Diz-se do futebol que é muita coisa: paixão, o desporto-rei, espectáculo - nos dias de hoje também negócio -, ou simplesmente que não passa de 22 homens a correr atrás de uma bola, por exemplo. Nesta terça-feira, «Futebol de Causas», o único documentário português na secção Foot Doc do DocLisboa, recordou outra dimensão (ou, se se preferir, manifestação) social do tal fenómeno que - como estigmatiza o cliché - desperta paixões e ódios a quem não lhe é indiferente.

A 40 anos de distância e, precisamente, como documento de uma época que é constituinte da realidade presente, o documentário de Ricardo Martins recorda-nos a Coimbra dos anos 60; a Coimbra da Universidade, da Associação Académica, das manifestações, dos protestos e dos movimentos de estudantes, da grande equipa de futebol da Associação; a Coimbra de 1969 que deixou uma marca incontornável na oposição ao regime do Estado Novo e que ficou como símbolo da luta contra a ditadura.

O sujeito é essa grande equipa de futebol; o culminar desse passado esteve na final da Taça de Portugal de 69 disputada num Estádio Nacional a abarrotar de gente para ver um jogo emblemático, mas também a quem se queria transmitir tudo mais que esse momento simbólico queria evocar: foi o futebol ao serviço da liberdade exigida ao regime pela Associação Académica que Ricardo Martins assinalou em filme.

E começou ao ataque desde o início, em ritmo aceso, com uma narração que de pronto nos situa na realidade político-social preparatória para nos levar depois ao centro de tudo o que viria a acontecer; mas que também deixa pouco tempo para respirar entre a sucessão de depoimentos (com alguns soluços de montagem) de quem defendeu esta causa - dos antigos jogadores da equipa aos elementos da Associação Académica.

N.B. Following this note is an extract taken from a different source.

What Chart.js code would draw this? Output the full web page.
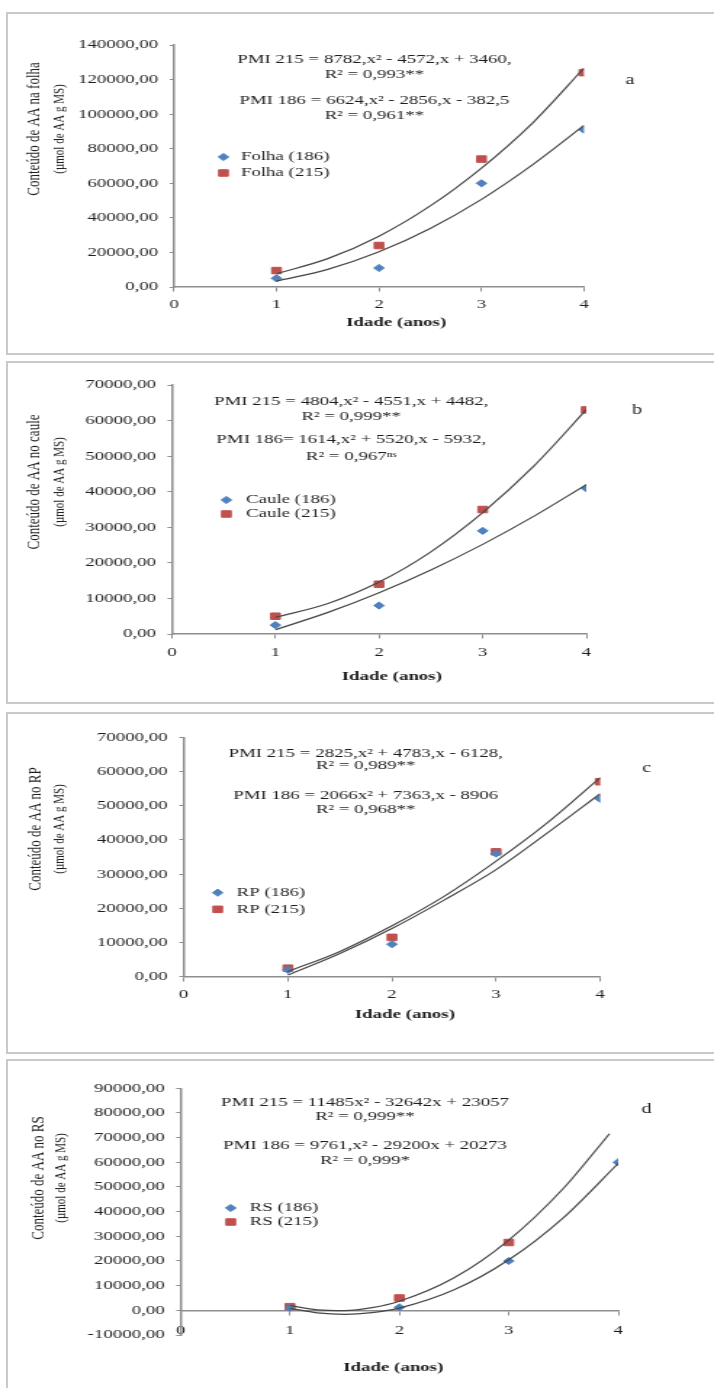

Há de facto tanto para dizer e o tempo não nos permite muitas vezes dizer tudo - o próprio Ricardo Martins reconheceu mais tarde que ficou «mais» por contar. Mas isso não obsta a que a história tenha conseguido ser contada; e transmitida. As paixões a que não é possível ficar indiferente estão lá, desde a parcialidade assumida pelo autor no prólogo da exibição ao reflexo no saudosismo em que se recordou esta causa num cinema São Jorge com muitas personagens desta história presentes.

Mas percebe-se só as paixões de quem de facto foi actor desta causa; de uma causa que quis ser nacional na tal final da Taça, de uma causa que pretendeu descer de Coimbra até Lisboa para, daí, espalhar-se a todo o país. Praticamente nada se sabe de quem viveu esta final da Taça como personagem que assistiu a todo este acontecer da história portuguesa; no fundo, todos aqueles a quem os estudantes de Coimbra queriam contagiar com esta causa e cujas paixões e ódios depois desta final de 69 ter-se-ão desprendido da indiferença que o desconhecimento impunha.